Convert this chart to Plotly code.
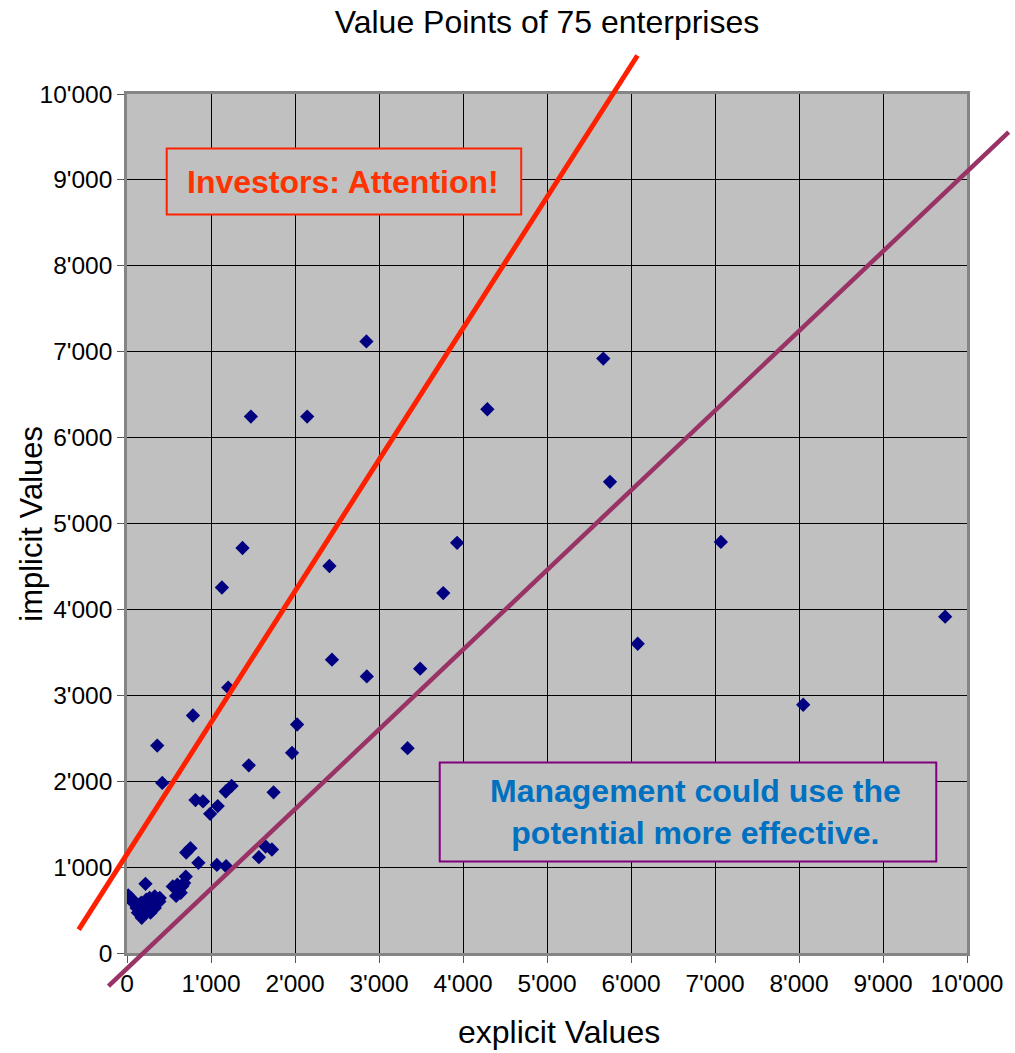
import plotly.graph_objects as go

# ---- data ----
explicit_values = [
    2850, 5670, 1475, 2145, 4290, 5750, 1375, 2410, 3765, 3930,
    1130, 7070, 9740, 6080, 8050, 2440, 2855, 3490, 1205, 785,
    360, 2025, 1965, 3340, 1450, 420, 815, 905, 990, 1080,
    1175, 1245, 1745, 705, 755, 850, 1070, 1180, 1570, 1650,
    1725, 700, 680, 600, 545, 640, 585, 220, 15, 75,
    115, 175, 130, 190, 230, 250, 290, 310, 270, 330,
    350, 390, 385, 330, 170, 60, 220, 280, 45, 140,
    200, 360, 620, 660, 260,
]
implicit_values = [
    7120, 6920, 6245, 6245, 6330, 5485, 4715, 4505, 4190, 4775,
    4255, 4785, 3915, 3600, 2890, 3415, 3220, 3310, 3090, 2765,
    2415, 2660, 2330, 2385, 2185, 1980, 1780, 1765, 1620, 1710,
    1880, 1945, 1870, 1170, 1220, 1050, 1025, 1010, 1115, 1240,
    1205, 890, 815, 795, 775, 700, 665, 805, 670, 585,
    525, 410, 470, 490, 620, 545, 585, 510, 640, 660,
    620, 640, 600, 525, 585, 620, 560, 470, 640, 560,
    450, 580, 740, 780, 590,
]

tick_values = [0, 1000, 2000, 3000, 4000, 5000, 6000, 7000, 8000, 9000, 10000]
tick_labels = ["0", "1'000", "2'000", "3'000", "4'000", "5'000",
               "6'000", "7'000", "8'000", "9'000", "10'000"]

# guide lines (end points in data units, they run past the plot frame)
red_line_x = [-575, 6077]
red_line_y = [273, 10448]
purple_line_x = [-221, 10496]
purple_line_y = [-386, 9556]

axis_range = [0, 10000]

FONT = "Liberation Sans, Arial, sans-serif"

fig = go.Figure()
fig.add_trace(go.Scatter(
    x=explicit_values, y=implicit_values, mode="markers",
    marker=dict(symbol="diamond", size=11, color="#000080",
                line=dict(width=0)),
    showlegend=False, hoverinfo="x+y",
))


def to_paper(v):
    return (v - axis_range[0]) / (axis_range[1] - axis_range[0])


# callout boxes
fig.add_shape(type="rect", xref="x", yref="y", x0=473, x1=4693, y0=8597, y1=9366,
              fillcolor="#C0C0C0", line=dict(color="#FF2200", width=2),
              layer="above")
fig.add_shape(type="rect", xref="x", yref="y", x0=3723, x1=9634, y0=1065, y1=2218,
              fillcolor="#C0C0C0", line=dict(color="#800080", width=2),
              layer="above")

for xs, ys, col, w in [(red_line_x, red_line_y, "#FF2000", 5),
                       (purple_line_x, purple_line_y, "#993366", 4.5)]:
    fig.add_shape(type="line", xref="paper", yref="paper",
                  x0=to_paper(xs[0]), y0=to_paper(ys[0]),
                  x1=to_paper(xs[1]), y1=to_paper(ys[1]),
                  line=dict(color=col, width=w), layer="above")

fig.add_annotation(
    x=2570, y=8975, xref="x", yref="y", xanchor="center", yanchor="middle",
    text="<b>Investors: Attention!</b>", showarrow=False,
    font=dict(family=FONT, size=32, color="#FF3300"),
)
fig.add_annotation(
    x=6773, y=1641, xref="x", yref="y", xanchor="center", yanchor="middle",
    text="<b>Management could use the<br>potential more effective.</b>",
    showarrow=False,
    font=dict(family=FONT, size=32, color="#0070C0"),
)

# axis titles
fig.add_annotation(
    x=0.514, y=-0.092, xref="paper", yref="paper", xanchor="center",
    yanchor="middle", text="explicit Values", showarrow=False,
    font=dict(family=FONT, size=32, color="#000000"),
)
fig.add_annotation(
    x=-0.114, y=0.5, xref="paper", yref="paper", xanchor="center",
    yanchor="middle", text="implicit Values", showarrow=False, textangle=-90,
    font=dict(family=FONT, size=31, color="#000000"),
)

axis_common = dict(
    range=axis_range, tickvals=tick_values, ticktext=tick_labels,
    showgrid=True, gridcolor="#000000", gridwidth=1,
    showline=True, linecolor="#858585", linewidth=2.5, mirror=True,
    ticks="outside", ticklen=7, tickcolor="#555555", tickwidth=1,
    zeroline=False, tickfont=dict(family=FONT, size=24.5, color="#000000"),
    ticklabeloverflow="allow", fixedrange=True,
)

fig.update_layout(
    width=1015, height=1053,
    margin=dict(l=127, r=42, t=94, b=100),
    paper_bgcolor="#FFFFFF", plot_bgcolor="#C0C0C0",
    title=dict(text="Value Points of 75 enterprises", x=0.5, xref="paper",
               xanchor="center", y=0.979, yref="container", yanchor="middle",
               font=dict(family=FONT, size=32, color="#000000")),
    xaxis=axis_common,
    yaxis=axis_common,
    font=dict(family=FONT),
)

# remove the browser's default body margin so the figure fills the window
fig.write_html(
    "out.html",
    config={"displayModeBar": False},
    post_script="document.body.style.margin='0';"
                "document.body.style.overflow='hidden';",
)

● ● ● ● ●

Prompt:
Reproduce the listing word for word and omit its pictures.

Answer for this exercise:
Convert this chart to Plotly code.
import plotly.graph_objects as go

# ---- data ----
explicit_values = [
    2850, 5670, 1475, 2145, 4290, 5750, 1375, 2410, 3765, 3930,
    1130, 7070, 9740, 6080, 8050, 2440, 2855, 3490, 1205, 785,
    360, 2025, 1965, 3340, 1450, 420, 815, 905, 990, 1080,
    1175, 1245, 1745, 705, 755, 850, 1070, 1180, 1570, 1650,
    1725, 700, 680, 600, 545, 640, 585, 220, 15, 75,
    115, 175, 130, 190, 230, 250, 290, 310, 270, 330,
    350, 390, 385, 330, 170, 60, 220, 280, 45, 140,
    200, 360, 620, 660, 260,
]
implicit_values = [
    7120, 6920, 6245, 6245, 6330, 5485, 4715, 4505, 4190, 4775,
    4255, 4785, 3915, 3600, 2890, 3415, 3220, 3310, 3090, 2765,
    2415, 2660, 2330, 2385, 2185, 1980, 1780, 1765, 1620, 1710,
    1880, 1945, 1870, 1170, 1220, 1050, 1025, 1010, 1115, 1240,
    1205, 890, 815, 795, 775, 700, 665, 805, 670, 585,
    525, 410, 470, 490, 620, 545, 585, 510, 640, 660,
    620, 640, 600, 525, 585, 620, 560, 470, 640, 560,
    450, 580, 740, 780, 590,
]

tick_values = [0, 1000, 2000, 3000, 4000, 5000, 6000, 7000, 8000, 9000, 10000]
tick_labels = ["0", "1'000", "2'000", "3'000", "4'000", "5'000",
               "6'000", "7'000", "8'000", "9'000", "10'000"]

# guide lines (end points in data units, they run past the plot frame)
red_line_x = [-575, 6077]
red_line_y = [273, 10448]
purple_line_x = [-221, 10496]
purple_line_y = [-386, 9556]

axis_range = [0, 10000]

FONT = "Liberation Sans, Arial, sans-serif"

fig = go.Figure()
fig.add_trace(go.Scatter(
    x=explicit_values, y=implicit_values, mode="markers",
    marker=dict(symbol="diamond", size=11, color="#000080",
                line=dict(width=0)),
    showlegend=False, hoverinfo="x+y",
))


def to_paper(v):
    return (v - axis_range[0]) / (axis_range[1] - axis_range[0])


# callout boxes
fig.add_shape(type="rect", xref="x", yref="y", x0=473, x1=4693, y0=8597, y1=9366,
              fillcolor="#C0C0C0", line=dict(color="#FF2200", width=2),
              layer="above")
fig.add_shape(type="rect", xref="x", yref="y", x0=3723, x1=9634, y0=1065, y1=2218,
              fillcolor="#C0C0C0", line=dict(color="#800080", width=2),
              layer="above")

for xs, ys, col, w in [(red_line_x, red_line_y, "#FF2000", 5),
                       (purple_line_x, purple_line_y, "#993366", 4.5)]:
    fig.add_shape(type="line", xref="paper", yref="paper",
                  x0=to_paper(xs[0]), y0=to_paper(ys[0]),
                  x1=to_paper(xs[1]), y1=to_paper(ys[1]),
                  line=dict(color=col, width=w), layer="above")

fig.add_annotation(
    x=2570, y=8975, xref="x", yref="y", xanchor="center", yanchor="middle",
    text="<b>Investors: Attention!</b>", showarrow=False,
    font=dict(family=FONT, size=32, color="#FF3300"),
)
fig.add_annotation(
    x=6773, y=1641, xref="x", yref="y", xanchor="center", yanchor="middle",
    text="<b>Management could use the<br>potential more effective.</b>",
    showarrow=False,
    font=dict(family=FONT, size=32, color="#0070C0"),
)

# axis titles
fig.add_annotation(
    x=0.514, y=-0.092, xref="paper", yref="paper", xanchor="center",
    yanchor="middle", text="explicit Values", showarrow=False,
    font=dict(family=FONT, size=32, color="#000000"),
)
fig.add_annotation(
    x=-0.114, y=0.5, xref="paper", yref="paper", xanchor="center",
    yanchor="middle", text="implicit Values", showarrow=False, textangle=-90,
    font=dict(family=FONT, size=31, color="#000000"),
)

axis_common = dict(
    range=axis_range, tickvals=tick_values, ticktext=tick_labels,
    showgrid=True, gridcolor="#000000", gridwidth=1,
    showline=True, linecolor="#858585", linewidth=2.5, mirror=True,
    ticks="outside", ticklen=7, tickcolor="#555555", tickwidth=1,
    zeroline=False, tickfont=dict(family=FONT, size=24.5, color="#000000"),
    ticklabeloverflow="allow", fixedrange=True,
)

fig.update_layout(
    width=1015, height=1053,
    margin=dict(l=127, r=42, t=94, b=100),
    paper_bgcolor="#FFFFFF", plot_bgcolor="#C0C0C0",
    title=dict(text="Value Points of 75 enterprises", x=0.5, xref="paper",
               xanchor="center", y=0.979, yref="container", yanchor="middle",
               font=dict(family=FONT, size=32, color="#000000")),
    xaxis=axis_common,
    yaxis=axis_common,
    font=dict(family=FONT),
)

# remove the browser's default body margin so the figure fills the window
fig.write_html(
    "out.html",
    config={"displayModeBar": False},
    post_script="document.body.style.margin='0';"
                "document.body.style.overflow='hidden';",
)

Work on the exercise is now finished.